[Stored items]

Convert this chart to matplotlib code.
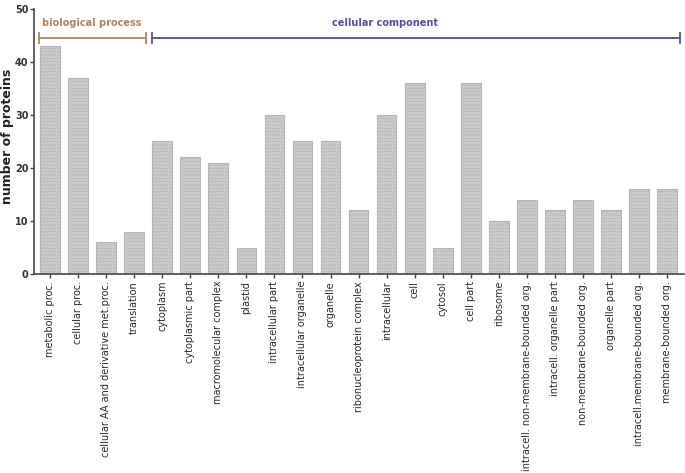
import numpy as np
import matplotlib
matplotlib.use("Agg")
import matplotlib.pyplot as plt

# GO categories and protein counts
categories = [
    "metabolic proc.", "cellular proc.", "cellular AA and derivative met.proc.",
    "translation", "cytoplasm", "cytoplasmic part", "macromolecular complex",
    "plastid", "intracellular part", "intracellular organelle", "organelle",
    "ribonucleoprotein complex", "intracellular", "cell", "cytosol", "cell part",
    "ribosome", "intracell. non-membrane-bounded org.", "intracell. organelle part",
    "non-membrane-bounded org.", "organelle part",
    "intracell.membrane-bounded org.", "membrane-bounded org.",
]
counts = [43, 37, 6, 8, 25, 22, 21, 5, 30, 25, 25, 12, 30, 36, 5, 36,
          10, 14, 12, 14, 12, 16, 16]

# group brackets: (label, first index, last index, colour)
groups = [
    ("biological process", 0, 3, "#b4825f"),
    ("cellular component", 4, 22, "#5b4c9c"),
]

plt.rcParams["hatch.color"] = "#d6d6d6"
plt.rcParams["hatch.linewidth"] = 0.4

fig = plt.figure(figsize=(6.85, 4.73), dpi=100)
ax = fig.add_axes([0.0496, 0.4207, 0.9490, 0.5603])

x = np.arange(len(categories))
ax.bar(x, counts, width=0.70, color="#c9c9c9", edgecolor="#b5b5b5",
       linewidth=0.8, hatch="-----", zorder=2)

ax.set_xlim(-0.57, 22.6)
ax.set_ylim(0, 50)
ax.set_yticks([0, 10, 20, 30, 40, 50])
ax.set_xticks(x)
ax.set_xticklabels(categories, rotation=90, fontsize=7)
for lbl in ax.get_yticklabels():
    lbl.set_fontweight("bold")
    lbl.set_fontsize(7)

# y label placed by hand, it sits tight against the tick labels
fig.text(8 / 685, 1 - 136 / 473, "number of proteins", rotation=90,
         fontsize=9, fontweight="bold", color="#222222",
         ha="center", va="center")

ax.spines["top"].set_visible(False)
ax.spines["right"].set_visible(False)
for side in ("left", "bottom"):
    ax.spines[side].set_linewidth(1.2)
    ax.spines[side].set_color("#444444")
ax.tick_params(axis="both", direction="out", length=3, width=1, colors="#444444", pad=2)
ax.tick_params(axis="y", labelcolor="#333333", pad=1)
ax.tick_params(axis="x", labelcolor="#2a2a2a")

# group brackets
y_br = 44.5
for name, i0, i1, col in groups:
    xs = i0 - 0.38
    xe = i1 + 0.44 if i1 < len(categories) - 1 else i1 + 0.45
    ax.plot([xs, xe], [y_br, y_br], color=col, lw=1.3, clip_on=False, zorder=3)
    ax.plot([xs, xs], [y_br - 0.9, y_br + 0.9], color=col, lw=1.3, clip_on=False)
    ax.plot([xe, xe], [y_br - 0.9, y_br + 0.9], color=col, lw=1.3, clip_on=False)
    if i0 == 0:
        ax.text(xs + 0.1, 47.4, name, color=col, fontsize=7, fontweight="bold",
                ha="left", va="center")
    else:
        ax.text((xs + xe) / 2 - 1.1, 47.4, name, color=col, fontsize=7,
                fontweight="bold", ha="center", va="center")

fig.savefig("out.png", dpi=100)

==

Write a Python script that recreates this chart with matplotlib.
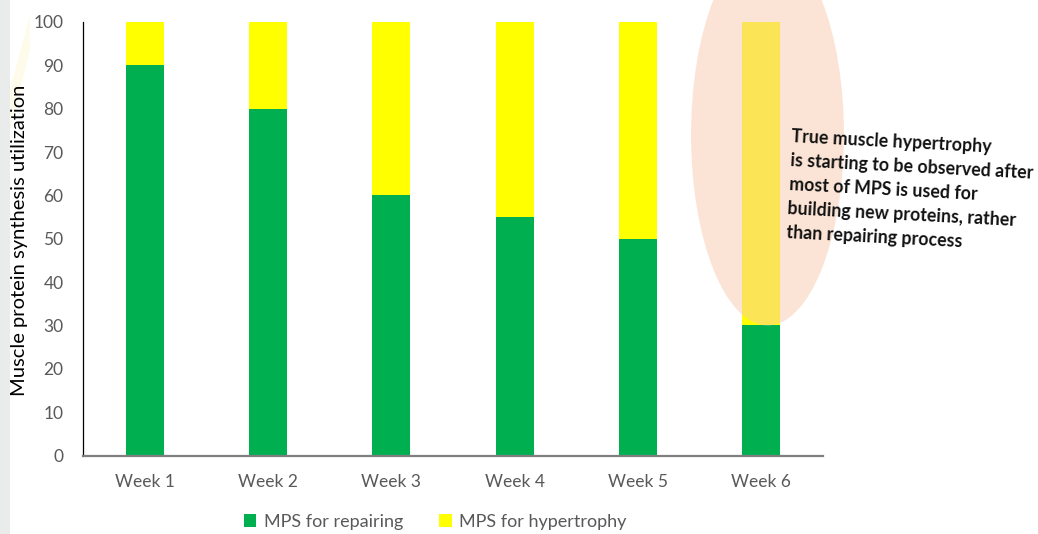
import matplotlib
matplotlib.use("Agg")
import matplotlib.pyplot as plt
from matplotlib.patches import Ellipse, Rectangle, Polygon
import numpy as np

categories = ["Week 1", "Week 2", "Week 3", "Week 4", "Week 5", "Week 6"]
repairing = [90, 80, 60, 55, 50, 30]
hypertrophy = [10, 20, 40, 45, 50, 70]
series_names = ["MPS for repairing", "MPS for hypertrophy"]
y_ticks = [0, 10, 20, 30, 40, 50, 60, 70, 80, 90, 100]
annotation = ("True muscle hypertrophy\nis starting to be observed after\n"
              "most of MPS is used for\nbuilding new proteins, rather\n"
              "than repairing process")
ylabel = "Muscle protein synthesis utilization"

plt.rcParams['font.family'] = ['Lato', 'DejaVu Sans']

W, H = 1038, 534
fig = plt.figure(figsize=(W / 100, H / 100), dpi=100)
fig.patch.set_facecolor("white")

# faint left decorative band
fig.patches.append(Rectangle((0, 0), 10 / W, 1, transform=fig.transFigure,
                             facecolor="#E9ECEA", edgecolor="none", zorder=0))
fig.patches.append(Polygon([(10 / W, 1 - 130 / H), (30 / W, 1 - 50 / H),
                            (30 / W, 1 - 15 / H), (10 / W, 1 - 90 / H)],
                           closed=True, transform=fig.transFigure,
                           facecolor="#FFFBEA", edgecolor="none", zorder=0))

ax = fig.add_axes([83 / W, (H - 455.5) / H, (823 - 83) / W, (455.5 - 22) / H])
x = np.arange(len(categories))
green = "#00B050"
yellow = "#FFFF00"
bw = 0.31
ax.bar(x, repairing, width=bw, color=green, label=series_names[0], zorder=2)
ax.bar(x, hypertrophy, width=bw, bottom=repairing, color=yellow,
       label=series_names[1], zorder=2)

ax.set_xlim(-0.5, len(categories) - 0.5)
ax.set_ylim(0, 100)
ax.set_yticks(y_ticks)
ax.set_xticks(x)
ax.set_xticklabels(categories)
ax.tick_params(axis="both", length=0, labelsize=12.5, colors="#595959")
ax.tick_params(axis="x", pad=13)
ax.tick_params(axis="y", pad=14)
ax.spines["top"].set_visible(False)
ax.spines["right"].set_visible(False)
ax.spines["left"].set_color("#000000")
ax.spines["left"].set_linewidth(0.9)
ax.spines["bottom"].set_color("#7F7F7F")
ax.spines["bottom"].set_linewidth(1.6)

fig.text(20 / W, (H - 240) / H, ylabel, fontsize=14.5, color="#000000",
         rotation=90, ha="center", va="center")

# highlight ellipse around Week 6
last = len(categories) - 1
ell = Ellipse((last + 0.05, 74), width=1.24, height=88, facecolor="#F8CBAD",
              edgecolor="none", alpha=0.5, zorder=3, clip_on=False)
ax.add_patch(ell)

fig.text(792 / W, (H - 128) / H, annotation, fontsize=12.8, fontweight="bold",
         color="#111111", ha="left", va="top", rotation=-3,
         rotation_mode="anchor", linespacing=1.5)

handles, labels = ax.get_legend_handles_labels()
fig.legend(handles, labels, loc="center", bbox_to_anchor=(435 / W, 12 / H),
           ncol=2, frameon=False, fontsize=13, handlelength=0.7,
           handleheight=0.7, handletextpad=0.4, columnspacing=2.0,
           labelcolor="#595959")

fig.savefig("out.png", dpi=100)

- Short exercise
Give nothing but the number of lines containing the string "chart".

- Worked answer
2